Wildlife Column with Prof Ian Rotherham
Peter Wolstenholme sent some remarkable images of a fox and a hedgehog in his Woodhouse garden, and interestingly the two animals seemed perfectly comfortable together.
The hedgehog probably is secure in the knowledge that its defensive prickles will surely be a match for even a hungry fox. Likewise, the fox probably knows its own shortcoming and doesn’t fancy a mouthful of spines. Of course if it was a badger rather than a fox, the scenario and likely outcome would be very different. The badger has remarkably strong jaws capable of opening a curled-up hedgehog and then eating the poor creature.
One of my neighbours, Andrew Plant, had such an incident captured on his security camera a few years back; and the evidence was left on his driveway – the empty skin of an eviscerated hedgehog.
We might pull a face of horror at such an unfortunate end to Mr Tiggywinkle, but it is worth remembering that not so long ago the poor old hedgehog (i.e. ‘hedge-pig’) was consumed by poor people such as itinerants in the countryside.
The animal was basted in clay and then roasted whole on a fire. The spines, fur and skin apparently just peeled off! Today the formerly common hedgehog is now a threatened species, due to the usual suspects of urbanisation, land improvement, and intensive farming.

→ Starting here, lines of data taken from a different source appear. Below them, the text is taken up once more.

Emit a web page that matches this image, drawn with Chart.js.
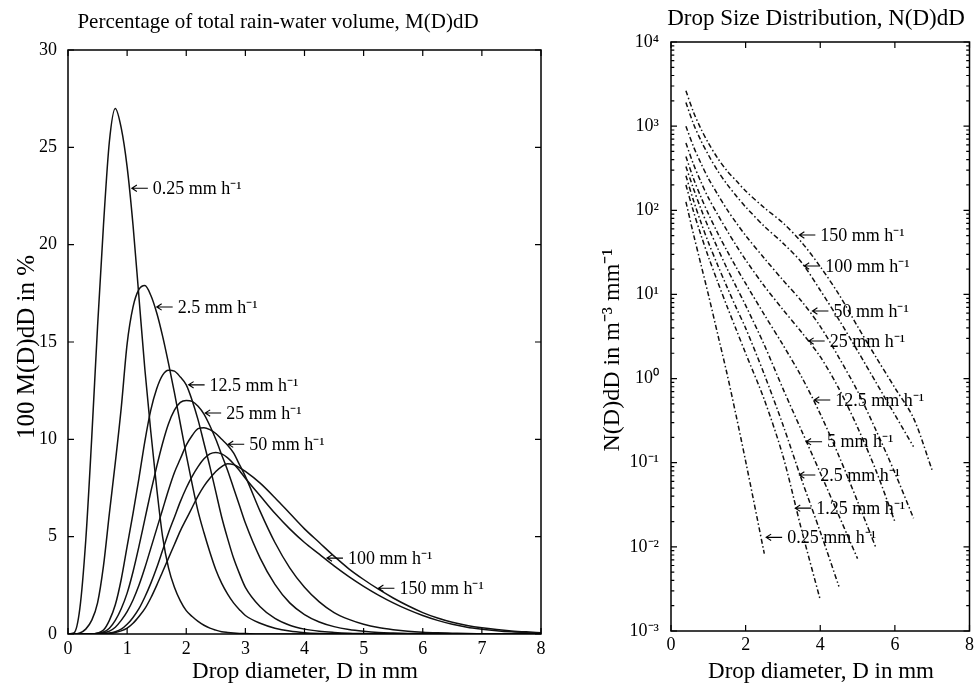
<!DOCTYPE html>
<html><head><meta charset="utf-8">
<script src="https://cdn.jsdelivr.net/npm/chart.js@4.4.0/dist/chart.umd.min.js"></script>
<style>
html,body{margin:0;padding:0;background:#fff;overflow:hidden;}
#wrapL{position:absolute;left:0;top:0;width:560px;height:686px;}
#wrapR{position:absolute;left:580px;top:0;width:397px;height:686px;}
</style></head><body>
<div id="wrapL"><canvas id="cL"></canvas></div>
<div id="wrapR"><canvas id="cR"></canvas></div>
<script>
// ---------- LEFT PANEL DATA: 100 M(D)dD in % ----------
const diameterGrid = [0,0.1,0.2,0.3,0.4,0.5,0.6,0.7,0.8,0.9,1.0,1.1,1.2,1.3,1.4,1.5,1.6,1.7,1.8,1.9,2.0,2.1,2.2,2.3,2.4,2.5,2.6,2.7,2.8,2.9,3.0,
  3.25,3.5,3.75,4.0,4.25,4.5,4.75,5.0,5.25,5.5,5.75,6.0,6.25,6.5,6.75,7.0,7.25,7.5,7.75,8.0];
const vol_0_25 = [0,0.05,1.3,4.8,10,15.8,21,25.3,27,26,24,21,17.3,13.6,10.4,7.5,5,3.4,2.4,1.7,1.2,0.9,0.65,0.45,0.3,0.2,0.12,0.08,0.05,0.03,0.02,
  0,0,0,0,0,0,0,0,0,0,0,0,0,0,0,0,0,0,0,0];
const vol_2_5  = [0,0,0.05,0.25,0.7,1.6,3.5,6.2,8.8,11.6,14.9,16.8,17.7,17.9,17.4,16.5,15.3,13.9,12.4,10.8,9.2,7.7,6.3,5.2,4.2,3.3,2.6,2.05,1.6,1.25,0.95,
  0.55,0.3,0.15,0.07,0.03,0.01,0,0,0,0,0,0,0,0,0,0,0,0,0,0];
const vol_12_5 = [0,0,0,0,0,0.05,0.2,0.7,1.5,2.8,4.5,6.2,8,9.9,11.5,12.6,13.3,13.55,13.5,13.2,12.8,12,11,9.8,8.6,7.3,6,4.9,3.9,3.1,2.4,
  1.4,0.8,0.45,0.25,0.14,0.08,0.04,0.02,0,0,0,0,0,0,0,0,0,0,0,0];
const vol_25   = [0,0,0,0,0,0.03,0.1,0.3,0.7,1.3,2.1,3.2,4.5,5.9,7.3,8.6,9.8,10.8,11.5,11.9,12,11.95,11.7,11.3,10.7,10,9.2,8.4,7.5,6.6,5.7,
  3.9,2.55,1.6,1,0.62,0.38,0.23,0.14,0.08,0.05,0.03,0.02,0,0,0,0,0,0,0,0];
const vol_50   = [0,0,0,0,0,0.02,0.06,0.15,0.35,0.7,1.15,1.75,2.5,3.4,4.4,5.4,6.4,7.4,8.3,9,9.7,10.2,10.55,10.6,10.5,10.3,10,9.7,9.3,8.7,8.1,
  6.3,4.7,3.4,2.4,1.65,1.1,0.75,0.5,0.33,0.22,0.14,0.09,0.06,0.04,0.02,0.01,0,0,0,0];
const vol_100  = [0,0,0,0,0,0,0.02,0.05,0.12,0.25,0.5,0.85,1.3,1.9,2.6,3.4,4.3,5.2,6,6.8,7.5,8.1,8.6,9,9.25,9.33,9.25,9.05,8.75,8.4,8,
  7.1,6.2,5.4,4.7,4.1,3.5,2.95,2.45,2,1.6,1.25,0.95,0.7,0.5,0.35,0.25,0.17,0.11,0.07,0.04];
const vol_150  = [0,0,0,0,0,0,0.01,0.03,0.08,0.16,0.3,0.55,0.9,1.3,1.85,2.5,3.2,3.9,4.6,5.3,5.9,6.5,7.1,7.6,8,8.35,8.6,8.75,8.7,8.55,8.35,
  7.75,7,6.2,5.4,4.7,4,3.35,2.8,2.3,1.85,1.45,1.1,0.82,0.6,0.44,0.32,0.23,0.16,0.11,0.07];
const leftSeries = [vol_0_25, vol_2_5, vol_12_5, vol_25, vol_50, vol_100, vol_150];
const leftRates  = ['0.25','2.5','12.5','25','50','100','150'];
const leftXTicks = [0,1,2,3,4,5,6,7,8];
const leftYTicks = [0,5,10,15,20,25,30];
// label arrow tips (D, value)
const leftLabelD = [1.08,1.5,2.04,2.32,2.71,4.38,5.25];
const leftLabelV = [22.9,16.8,12.8,11.35,9.75,3.9,2.35];

// ---------- RIGHT PANEL DATA: log10 N(D)dD ----------
const dsdDiameter = [0.4,0.6,0.8,1.0,1.25,1.5,1.75,2.0,2.5,3.0,3.5,4.0,4.5,5.0,5.5,6.0,6.5,7.0];
const logN_150  = [3.42,3.17,2.97,2.80,2.62,2.47,2.35,2.23,2.03,1.85,1.62,1.33,1.0,0.62,0.25,-0.11,-0.47,-1.09];
const logN_100  = [3.28,3.03,2.83,2.66,2.47,2.31,2.17,2.04,1.81,1.61,1.38,1.05,0.70,0.33,-0.05,-0.43,-0.81,null];
const logN_50   = [3.00,2.76,2.56,2.38,2.19,2.01,1.85,1.70,1.43,1.17,0.92,0.62,0.25,-0.15,-0.62,-1.12,-1.66,null];
const logN_25   = [2.80,2.55,2.34,2.15,1.95,1.76,1.58,1.41,1.10,0.82,0.55,0.26,-0.12,-0.58,-1.1,-1.7,null,null];
const logN_12_5 = [2.64,2.38,2.16,1.96,1.73,1.52,1.32,1.13,0.76,0.40,0.02,-0.42,-0.92,-1.46,-2.02,null,null,null];
const logN_5    = [2.52,2.26,2.02,1.80,1.55,1.31,1.09,0.87,0.40,-0.12,-0.62,-1.12,-1.63,-2.14,null,null,null,null];
const logN_2_5  = [2.41,2.12,1.86,1.62,1.35,1.09,0.84,0.60,0.05,-0.55,-1.20,-1.82,-2.47,null,null,null,null,null];
const logN_1_25 = [2.30,1.99,1.71,1.45,1.15,0.86,0.58,0.30,-0.25,-0.92,-1.80,-2.63,null,null,null,null,null,null];
const logN_0_25 = [2.10,1.72,1.36,1.00,0.53,0.06,-0.45,-0.98,-2.08,null,null,null,null,null,null,null,null,null];
const rightSeries = [logN_150, logN_100, logN_50, logN_25, logN_12_5, logN_5, logN_2_5, logN_1_25, logN_0_25];
const rightRates  = ['150','100','50','25','12.5','5','2.5','1.25','0.25'];
const rightXTicks = [0,2,4,6,8];
const rightYExp   = [-3,-2,-1,0,1,2,3,4];
const rightLabelD = [3.44,3.57,3.79,3.69,3.84,3.62,3.44,3.33,2.55];
const rightLabelLog = [1.706,1.338,0.803,0.446,-0.255,-0.75,-1.146,-1.54,-1.887];

// ---------- helpers ----------
const SERIF = '"Liberation Serif","Times New Roman",serif';
const SUP = {'-':'\u207B','0':'\u2070','1':'\u00B9','2':'\u00B2','3':'\u00B3','4':'\u2074','5':'\u2075','6':'\u2076','7':'\u2077','8':'\u2078','9':'\u2079'};
const sup = s => String(s).split('').map(c => SUP[c] || c).join('');
const unitTxt = 'mm h' + sup('-1');

const frame = {
  id: 'frame',
  afterDatasetsDraw(chart, args, o) {
    const {ctx, chartArea: a, scales} = chart;
    const x = scales.x, y = scales.y;
    ctx.save();
    ctx.strokeStyle = '#000';
    ctx.lineWidth = o.lw;
    ctx.beginPath();
    const L = o.tick;
    o.xt.forEach(v => { const p = x.getPixelForValue(v);
      ctx.moveTo(p, a.bottom); ctx.lineTo(p, a.bottom - L);
      ctx.moveTo(p, a.top); ctx.lineTo(p, a.top + L); });
    o.yt.forEach(v => { const p = y.getPixelForValue(v);
      ctx.moveTo(a.left, p); ctx.lineTo(a.left + L, p);
      ctx.moveTo(a.right, p); ctx.lineTo(a.right - L, p); });
    if (o.minor) {
      o.minor.forEach(v => { const p = y.getPixelForValue(v);
        ctx.moveTo(a.left, p); ctx.lineTo(a.left + L * 0.55, p);
        ctx.moveTo(a.right, p); ctx.lineTo(a.right - L * 0.55, p); });
    }
    ctx.stroke();
    ctx.lineWidth = o.boxLw;
    ctx.strokeRect(a.left, a.top, a.width, a.height);
    // labels with arrows
    ctx.fillStyle = '#000';
    ctx.font = o.labelFont;
    ctx.textAlign = 'left';
    ctx.textBaseline = 'middle';
    ctx.lineWidth = 1.1;
    o.labels.forEach(l => {
      const tx = x.getPixelForValue(l.x), ty = y.getPixelForValue(l.y);
      ctx.beginPath();
      ctx.moveTo(tx, ty); ctx.lineTo(tx + 16, ty);
      ctx.moveTo(tx + 5, ty - 3.2); ctx.lineTo(tx, ty); ctx.lineTo(tx + 5, ty + 3.2);
      ctx.stroke();
      ctx.fillText(l.t, tx + 21, ty + 1);
    });
    // titles
    o.texts.forEach(t => {
      ctx.save();
      ctx.font = t.font;
      ctx.textAlign = 'center';
      ctx.textBaseline = 'middle';
      ctx.translate(t.x, t.y);
      if (t.rot) ctx.rotate(t.rot);
      ctx.fillText(t.text, 0, 0);
      ctx.restore();
    });
    ctx.restore();
  }
};

const noGrid = {display: false, drawTicks: false, tickLength: 0};

// ---------- LEFT CHART ----------
new Chart(document.getElementById('cL'), {
  type: 'line',
  data: {
    datasets: leftSeries.map((s, i) => ({
      label: leftRates[i] + ' ' + unitTxt,
      data: diameterGrid.map((d, j) => ({x: d, y: s[j]})),
      borderColor: '#111', borderWidth: 1.5, pointRadius: 0,
      cubicInterpolationMode: 'monotone', fill: false
    }))
  },
  options: {
    responsive: true, maintainAspectRatio: false, animation: false,
    layout: {padding: {left: 0, right: 19, top: 50, bottom: 0}},
    plugins: {
      legend: {display: false}, tooltip: {enabled: false},
      frame: {
        lw: 1.2, boxLw: 1.5, tick: 6, xt: leftXTicks, yt: leftYTicks,
        labelFont: '18px ' + SERIF,
        labels: leftRates.map((r, i) => ({t: r + ' ' + unitTxt, x: leftLabelD[i], y: leftLabelV[i]})),
        texts: [
          {text: 'Percentage of total rain-water volume, M(D)dD', font: '21px ' + SERIF, x: 278, y: 22},
          {text: 'Drop diameter, D in mm', font: '23px ' + SERIF, x: 305, y: 672},
          {text: '100 M(D)dD in %', font: '25px ' + SERIF, x: 27, y: 347, rot: -Math.PI / 2}
        ]
      }
    },
    scales: {
      x: {
        type: 'linear', min: 0, max: 8,
        afterBuildTicks: s => { s.ticks = leftXTicks.map(v => ({value: v})); },
        afterFit: s => { s.height = 52; },
        grid: noGrid, border: {display: false},
        ticks: {color: '#000', font: {family: SERIF, size: 18}, padding: 4, maxRotation: 0}
      },
      y: {
        type: 'linear', min: 0, max: 30,
        afterBuildTicks: s => { s.ticks = leftYTicks.map(v => ({value: v})); },
        afterFit: s => { s.width = 68; },
        grid: noGrid, border: {display: false},
        ticks: {color: '#000', font: {family: SERIF, size: 18}, padding: 11}
      }
    }
  },
  plugins: [frame]
});

// ---------- RIGHT CHART ----------
const minorLog = [];
rightYExp.slice(0, -1).forEach(k => { for (let m = 2; m <= 9; m++) minorLog.push(m * Math.pow(10, k)); });

new Chart(document.getElementById('cR'), {
  type: 'line',
  data: {
    datasets: rightSeries.map((s, i) => ({
      label: rightRates[i] + ' ' + unitTxt,
      data: dsdDiameter.map((d, j) => ({x: d, y: s[j] === null ? null : Math.pow(10, s[j])})),
      borderColor: '#111', borderWidth: 1.5, pointRadius: 0,
      borderDash: [5, 2.5, 1.5, 2.5], tension: 0.3, spanGaps: false, fill: false
    }))
  },
  options: {
    responsive: true, maintainAspectRatio: false, animation: false,
    layout: {padding: {left: 0, right: 6, top: 42, bottom: 0}},
    plugins: {
      legend: {display: false}, tooltip: {enabled: false},
      frame: {
        lw: 1.2, boxLw: 1.5, tick: 6, xt: rightXTicks, yt: rightYExp.map(k => Math.pow(10, k)), minor: minorLog,
        labelFont: '18px ' + SERIF,
        labels: rightRates.map((r, i) => ({t: r + ' ' + unitTxt, x: rightLabelD[i], y: Math.pow(10, rightLabelLog[i])})),
        texts: [
          {text: 'Drop Size Distribution, N(D)dD', font: '23px ' + SERIF, x: 236, y: 19},
          {text: 'Drop diameter, D in mm', font: '23px ' + SERIF, x: 241, y: 672},
          {text: 'N(D)dD in m' + sup('-3') + ' mm' + sup('-1'), font: '24px ' + SERIF, x: 33, y: 350, rot: -Math.PI / 2}
        ]
      }
    },
    scales: {
      x: {
        type: 'linear', min: 0, max: 8,
        afterBuildTicks: s => { s.ticks = rightXTicks.map(v => ({value: v})); },
        afterFit: s => { s.height = 55; },
        grid: noGrid, border: {display: false},
        ticks: {color: '#000', font: {family: SERIF, size: 18}, padding: 3, maxRotation: 0}
      },
      y: {
        type: 'logarithmic', min: 0.001, max: 10000,
        afterBuildTicks: s => { s.ticks = rightYExp.map(k => ({value: Math.pow(10, k)})); },
        afterFit: s => { s.width = 91; },
        grid: noGrid, border: {display: false},
        ticks: {color: '#000', font: {family: SERIF, size: 18}, padding: 12,
          callback: v => '10' + sup(Math.round(Math.log10(v)))}
      }
    }
  },
  plugins: [frame]
});
</script>
</body></html>
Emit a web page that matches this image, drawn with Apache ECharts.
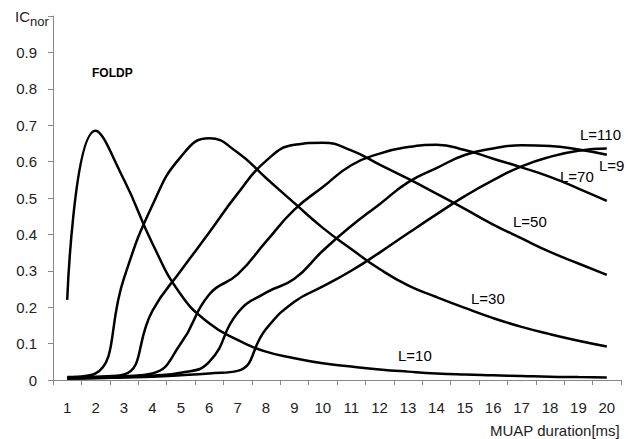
<!DOCTYPE html>
<html><head><meta charset="utf-8">
<script src="https://cdn.jsdelivr.net/npm/echarts@6/dist/echarts.min.js"></script>
<style>html,body{margin:0;padding:0;background:#fff}#c{width:635px;height:439px}</style>
</head><body><div id="c"></div>
<script>
const categories = ['1','2','3','4','5','6','7','8','9','10','11','12','13','14','15','16','17','18','19','20'];
const yTicks = [0,0.1,0.2,0.3,0.4,0.5,0.6,0.7,0.8,0.9];
const L10  = [0.22,0.685,0.55,0.375,0.235,0.156,0.11,0.078,0.06,0.046,0.037,0.029,0.023,0.018,0.015,0.013,0.011,0.009,0.008,0.007];
const L30  = [0.008,0.018,0.28,0.48,0.613,0.664,0.625,0.555,0.486,0.418,0.36,0.305,0.26,0.228,0.198,0.17,0.146,0.126,0.108,0.092];
const L50  = [0.006,0.009,0.015,0.19,0.3,0.405,0.512,0.602,0.646,0.652,0.631,0.592,0.553,0.512,0.47,0.427,0.389,0.352,0.32,0.289];
const L70  = [0.005,0.007,0.01,0.018,0.10,0.235,0.29,0.38,0.468,0.53,0.59,0.622,0.64,0.646,0.632,0.608,0.584,0.558,0.526,0.492];
const L90  = [0.004,0.006,0.008,0.012,0.02,0.05,0.184,0.24,0.278,0.355,0.423,0.483,0.543,0.582,0.618,0.636,0.645,0.643,0.633,0.619];
const L110 = [0.004,0.005,0.007,0.009,0.013,0.018,0.025,0.14,0.215,0.257,0.30,0.35,0.403,0.455,0.505,0.549,0.587,0.613,0.63,0.636];
const seriesNames = ['L=10','L=30','L=50','L=70','L=90','L=110'];
const seriesData = [L10, L30, L50, L70, L90, L110];
const curveLabels = ['L=10','L=30','L=50','L=70','L=9','L=110'];

const FONT = 'Liberation Sans';
const chart = echarts.init(document.getElementById('c'), null, {renderer:'svg'});
const lineStyle = {color:'#000', width:2.5};
chart.setOption({
  animation:false,
  backgroundColor:'#fff',
  grid:{left:53, right:14, top:16, bottom:59},
  xAxis:{
    type:'category', data:categories, boundaryGap:true,
    axisLine:{lineStyle:{color:'#888', width:1}},
    axisTick:{show:true, alignWithLabel:false, length:5, lineStyle:{color:'#888'}},
    axisLabel:{interval:0, margin:20, color:'#222', fontFamily:FONT, fontSize:15},
    splitLine:{show:false}
  },
  yAxis:{
    type:'value', min:0, max:1, interval:0.1,
    axisLine:{show:true, lineStyle:{color:'#888', width:1}},
    axisTick:{show:true, length:5, lineStyle:{color:'#888'}},
    axisLabel:{margin:16, color:'#222', fontFamily:FONT, fontSize:15,
      formatter:function(v){ return yTicks.some(t=>Math.abs(t-v)<1e-9) ? String(Math.round(v*10)/10) : ''; }},
    splitLine:{show:false}
  },
  series: seriesData.map((d,i)=>({
    name:seriesNames[i], type:'line', data:d, smooth:0.5, symbol:'none',
    lineStyle:lineStyle, clip:true
  })),
  graphic:[
    {type:'text', left:15, top:9, style:{text:'{a|IC}{b|nor}', rich:{
      a:{fontFamily:FONT, fontSize:15, fill:'#222'},
      b:{fontFamily:FONT, fontSize:13, fill:'#222', padding:[10,0,0,0]}}}},
    {type:'text', left:92, top:67, style:{text:'FOLDP', fontFamily:FONT, fontSize:12, fontWeight:'bold', fill:'#000'}},
    {type:'text', right:15, top:423, style:{text:'MUAP duration[ms]', fontFamily:FONT, fontSize:15, fill:'#222'}},
    {type:'text', left:398, top:348, style:{text:curveLabels[0], fontFamily:FONT, fontSize:15, fill:'#000'}},
    {type:'text', left:471, top:291, style:{text:curveLabels[1], fontFamily:FONT, fontSize:15, fill:'#000'}},
    {type:'text', left:513, top:214, style:{text:curveLabels[2], fontFamily:FONT, fontSize:15, fill:'#000'}},
    {type:'text', left:560, top:169, style:{text:curveLabels[3], fontFamily:FONT, fontSize:15, fill:'#000'}},
    {type:'text', left:599, top:158, style:{text:curveLabels[4], fontFamily:FONT, fontSize:15, fill:'#000'}},
    {type:'text', left:580, top:127, style:{text:curveLabels[5], fontFamily:FONT, fontSize:15, fill:'#000'}}
  ]
});
</script></body></html>
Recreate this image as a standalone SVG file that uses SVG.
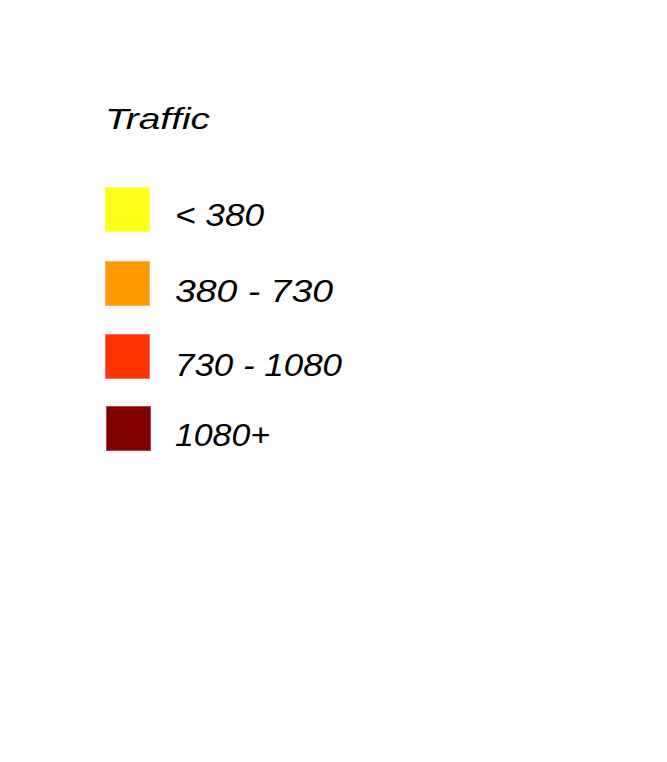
<svg xmlns="http://www.w3.org/2000/svg" width="667" height="762" viewBox="0 0 667 762">
<style>
text{font-family:"Comic Sans MS","Liberation Sans",sans-serif;font-style:italic;fill:#000;}
.t{font-size:30px;}
.l{font-size:32px;}
.sw{stroke-width:1;}
</style>
<rect width="667" height="762" fill="#fff"/>
<g id="title"><text class="t" x="105" y="129" textLength="105" lengthAdjust="spacingAndGlyphs">Traffic</text></g>
<g id="item1">
<rect class="sw" x="105.5" y="187.5" width="44" height="44" fill="#ffff19" stroke="#ffff66"/>
<text class="l" x="175" y="226" textLength="89" lengthAdjust="spacingAndGlyphs">&lt; 380</text>
</g>
<g id="item2">
<rect class="sw" x="105.5" y="261.5" width="44" height="44" fill="#ff9900" stroke="#ffb266"/>
<text class="l" x="175" y="302" textLength="158" lengthAdjust="spacingAndGlyphs">380 - 730</text>
</g>
<g id="item3">
<rect class="sw" x="105.5" y="334.5" width="44" height="44" fill="#ff3300" stroke="#ff6680"/>
<text class="l" x="175" y="376" textLength="167" lengthAdjust="spacingAndGlyphs">730 - 1080</text>
</g>
<g id="item4">
<rect class="sw" x="106.5" y="406.5" width="44" height="44" fill="#800000" stroke="#b04060"/>
<text class="l" x="175" y="446" textLength="95" lengthAdjust="spacingAndGlyphs">1080+</text>
</g>
<g id="connectors"></g>
</svg>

Our gardens provide hugely important habitats and opportunities to provide hedgehogs with some degree of sanctuary and as autumn arrives it is good to plan things like hedgehog houses and simple piles of branches and brash with logs and stones to provide secure, dry winter hibernation sites. You may already have hedgehogs in your garden and simply not know.
Of course, do be careful when tidying up, and especially if you decide to have a garden bonfire – make sure a hedgehog hasn’t taken up residence.
Gardens are full of wildlife surprises such as the other week when a peregrine falcon went over.
Even more amazing last weekend, was a small, fast-flying falcon called a ‘hobby’, a summer visitor preying on big dragonflies which are abundant at present.